––
Денег не было, всё уходило на ипотеку, поэтому на день рождения пригласил только самых близких, Ивана да Максима с женой. Да и сил на общение у меня не оставалось, особенно когда в последний месяц Софья ночами не спала, чесала щёки, резко вскрикивала, просыпалась, долго плакала. Аллергия измучила. Но, откровенно перед собой, её болезнь не самое страшное. Ужасен тот чудовищный приступ со спазмом, когда увезли её на скорой в больницу.
––
Макс с семьёй уехал на море в Хорватию, пришёл только Иван. Как всегда поначалу он больше молчал, только выдал короткий тост, о том, сколь много я «достиг», наказал ценить жену, детей, родителей, карьеру, и «не сбавлять оборотов», и «открывать новое» – словно обращался не к человеку, а к команде старинного пароходофрегата, отправленного в океан на поиск неизвестных земель. Но мой отец, чья часть стола, словно это он именинником принимал подарки, была заставлена блюдечками закусок, подливал Ивану красное вино «аргентинский пино нуар, редкая и ценная вещь, с самых южных виноградников в мире!» и Иван медленно переходил от своего обычного состояния «из дома не выйду», к редкому «распахнулись окна-двери». Он заговорил с гордостью об Элеоноре.

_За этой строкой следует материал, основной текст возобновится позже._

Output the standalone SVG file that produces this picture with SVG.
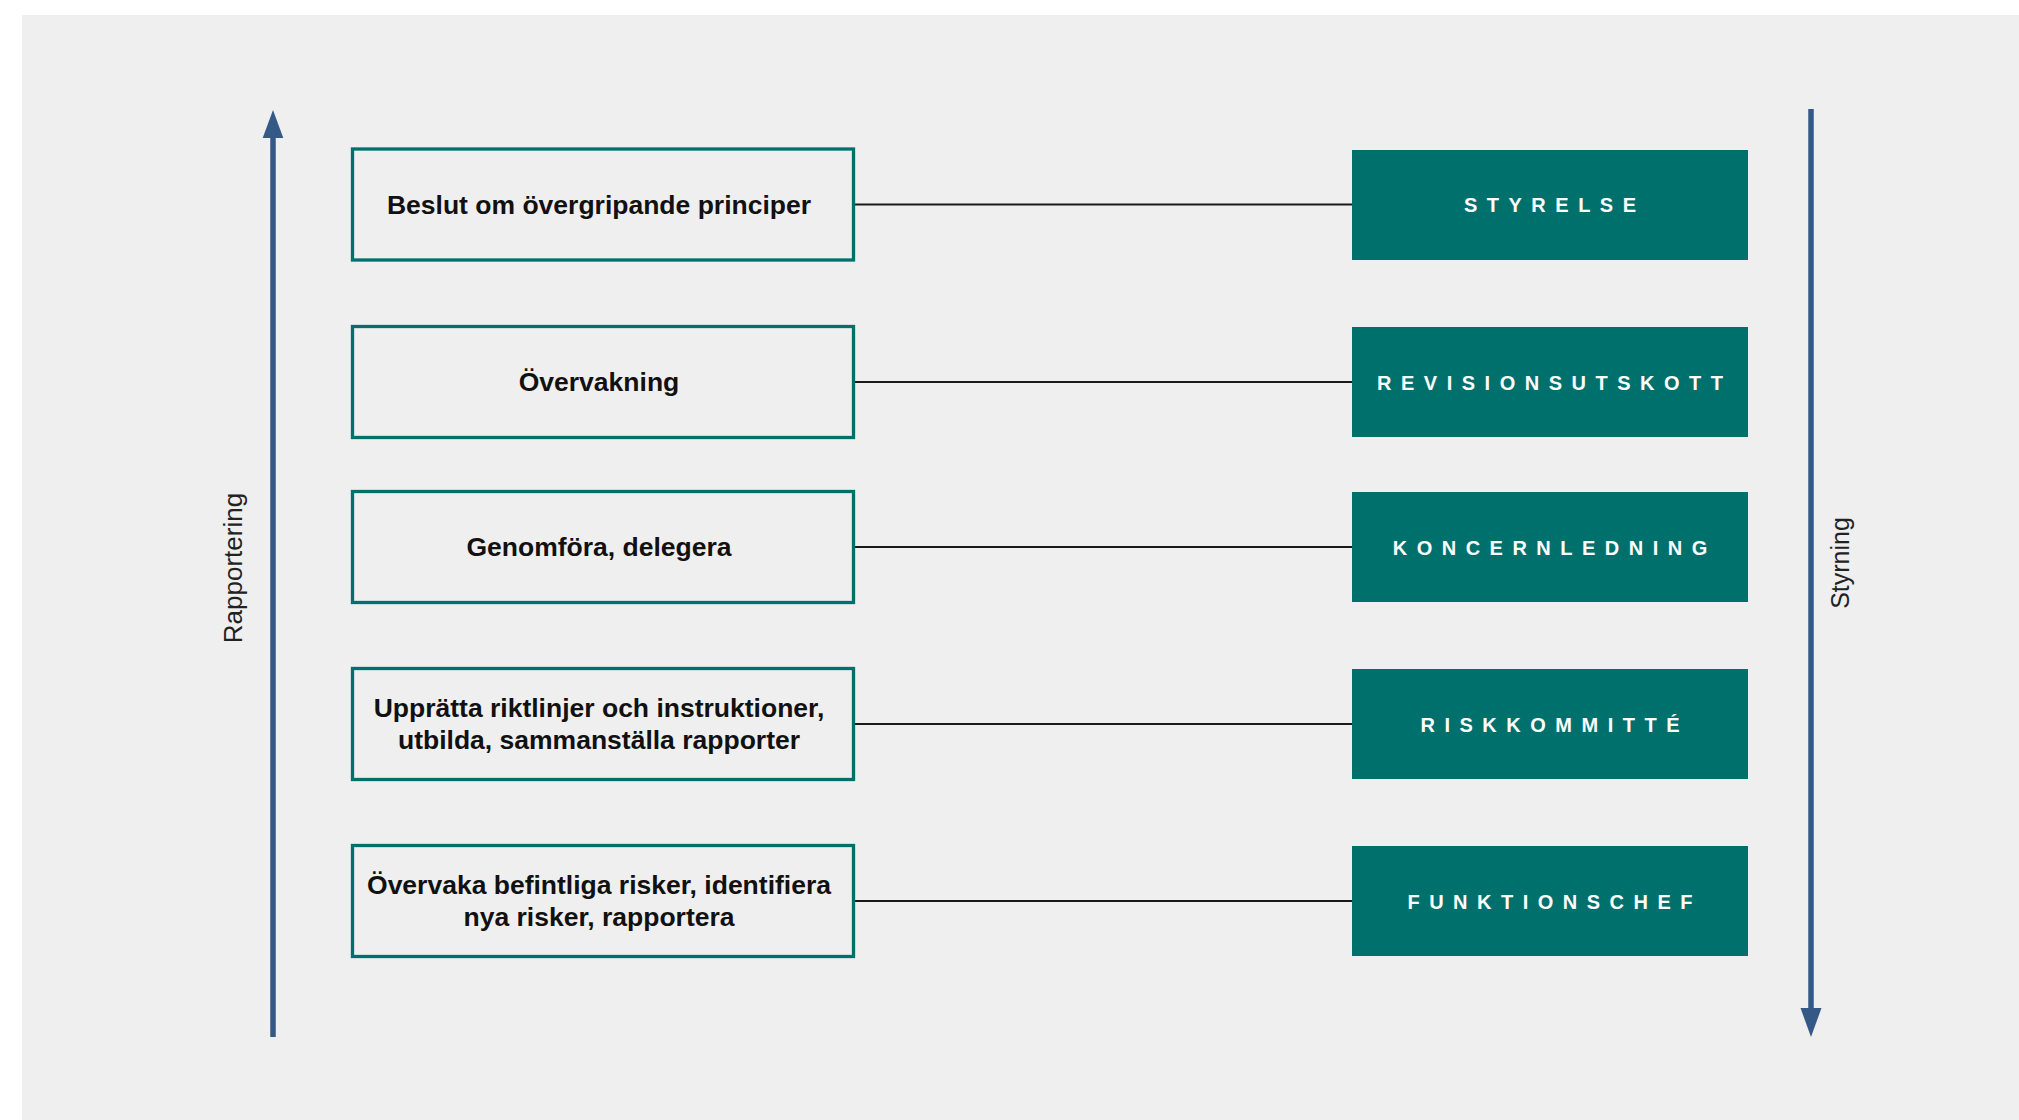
<svg xmlns="http://www.w3.org/2000/svg" width="2019" height="1120" viewBox="0 0 2019 1120">
<style>
.bg{fill:#EFEFEF}
.lbox{fill:#EFEFEF;stroke:#00706D;stroke-width:3.3}
.ltxt{font-family:"Liberation Sans",Arial,sans-serif;font-weight:bold;font-size:26.5px;fill:#111;text-anchor:middle}
.rbox{fill:#00706D}
.rtxt{font-family:"Liberation Sans",Arial,sans-serif;font-weight:bold;font-size:20px;fill:#fff;text-anchor:middle;letter-spacing:9.5px}
.conn{stroke:#1a1a1a;stroke-width:2;fill:none}
.axis{stroke:#355987;stroke-width:5.5;fill:none}
.head{fill:#355987}
.side{font-family:"Liberation Sans",Arial,sans-serif;font-size:26px;fill:#222;text-anchor:middle}
</style>
<rect x="0" y="0" width="2019" height="1120" fill="#ffffff"/>
<rect class="bg" x="22" y="15" width="1997" height="1105"/>

<g id="connectors">
<line class="conn" x1="855" y1="204.5" x2="1352" y2="204.5"/>
<line class="conn" x1="855" y1="382" x2="1352" y2="382"/>
<line class="conn" x1="855" y1="547" x2="1352" y2="547"/>
<line class="conn" x1="855" y1="724" x2="1352" y2="724"/>
<line class="conn" x1="855" y1="901" x2="1352" y2="901"/>
</g>

<g id="arrow-rapportering">
<line class="axis" x1="273" y1="136" x2="273" y2="1037"/>
<polygon class="head" points="262.7,138 273,110 283.3,138"/>
<text class="side" transform="translate(242,568) rotate(-90)">Rapportering</text>
</g>

<g id="arrow-styrning">
<line class="axis" x1="1811" y1="109" x2="1811" y2="1010"/>
<polygon class="head" points="1800.5,1008 1811,1037 1821.5,1008"/>
<text class="side" style="font-size:25px" transform="translate(1849,563) rotate(-90)">Styrning</text>
</g>

<g id="task-1">
<rect class="lbox" x="352.5" y="149" width="501" height="111"/>
<text class="ltxt" x="599" y="214">Beslut om övergripande principer</text>
</g>
<g id="task-2">
<rect class="lbox" x="352.5" y="326.5" width="501" height="111"/>
<text class="ltxt" x="599" y="391.3">Övervakning</text>
</g>
<g id="task-3">
<rect class="lbox" x="352.5" y="491.5" width="501" height="111"/>
<text class="ltxt" x="599" y="556.3">Genomföra, delegera</text>
</g>
<g id="task-4">
<rect class="lbox" x="352.5" y="668.5" width="501" height="111"/>
<text class="ltxt" x="599" y="717.3">Upprätta riktlinjer och instruktioner,</text>
<text class="ltxt" x="599" y="749.3">utbilda, sammanställa rapporter</text>
</g>
<g id="task-5">
<rect class="lbox" x="352.5" y="845.5" width="501" height="111"/>
<text class="ltxt" x="599" y="894.3">Övervaka befintliga risker, identifiera</text>
<text class="ltxt" x="599" y="926.3">nya risker, rapportera</text>
</g>

<g id="role-styrelse">
<rect class="rbox" x="1352" y="150" width="396" height="110"/>
<text class="rtxt" x="1554.75" y="212">STYRELSE</text>
</g>
<g id="role-revisionsutskott">
<rect class="rbox" x="1352" y="327" width="396" height="110"/>
<text class="rtxt" x="1554.75" y="389.5">REVISIONSUTSKOTT</text>
</g>
<g id="role-koncernledning">
<rect class="rbox" x="1352" y="492" width="396" height="110"/>
<text class="rtxt" x="1554.75" y="554.5">KONCERNLEDNING</text>
</g>
<g id="role-riskkommitte">
<rect class="rbox" x="1352" y="669" width="396" height="110"/>
<text class="rtxt" x="1554.75" y="731.5">RISKKOMMITTÉ</text>
</g>
<g id="role-funktionschef">
<rect class="rbox" x="1352" y="846" width="396" height="110"/>
<text class="rtxt" x="1554.75" y="908.5">FUNKTIONSCHEF</text>
</g>
</svg>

Рассказывал, как она хорошо учится. Отвечал, что Вера перестала препятствовать их общению, теперь они видятся почти каждые выходные. Отец настоял, чтобы я «за свой же день рождения» выпил бокал «очень интересного патагонского пино» «друг твой лучший к тебе обращается». Словно ловкий массажист этот бокал размягчил все мышцы. Наташа, как близорукий Иван через стёкла, видела мир через судьбы детей, потому подробно расспрашивала, какие требования в школе, успевает ли «Элечка» делать домашние задания, есть ли подруги, какие отношения в классе, какие предметы ей нравятся. Иван, надо отдать ему должное, был в курсе всей жизни Элеоноры. Понятно, хоть и не родная, но она дочь, и даже больше, единственное значимое свершение в его неудачной судьбе. Он отвечал на вопросы подробно, обстоятельно, как в школе на уроке. А я, словно тот пароходофрегат, под грохот салютующих береговых орудий форта, окутанного белым дымом, и крики праздничной толпы, заполнившей подковообразный изгиб приморской набережной, недавно ушедший в плаванье, уже вылетел на коварный риф в незнакомых водах и медленно набирал дрёму в океане сна. Большего позора, чем уснуть на своём же дне рождении припомнить трудно. Причём, меня никто не разбудил, как объяснили, зная, что лечь я откажусь, а отдохнуть нужно. Они общались под мой храп и сопение, и разбудили меня только к праздничному торту, как горящий лес утыканному свечами. Загадал, чтобы здорова была моя доченька. И с одного выдоха потушил.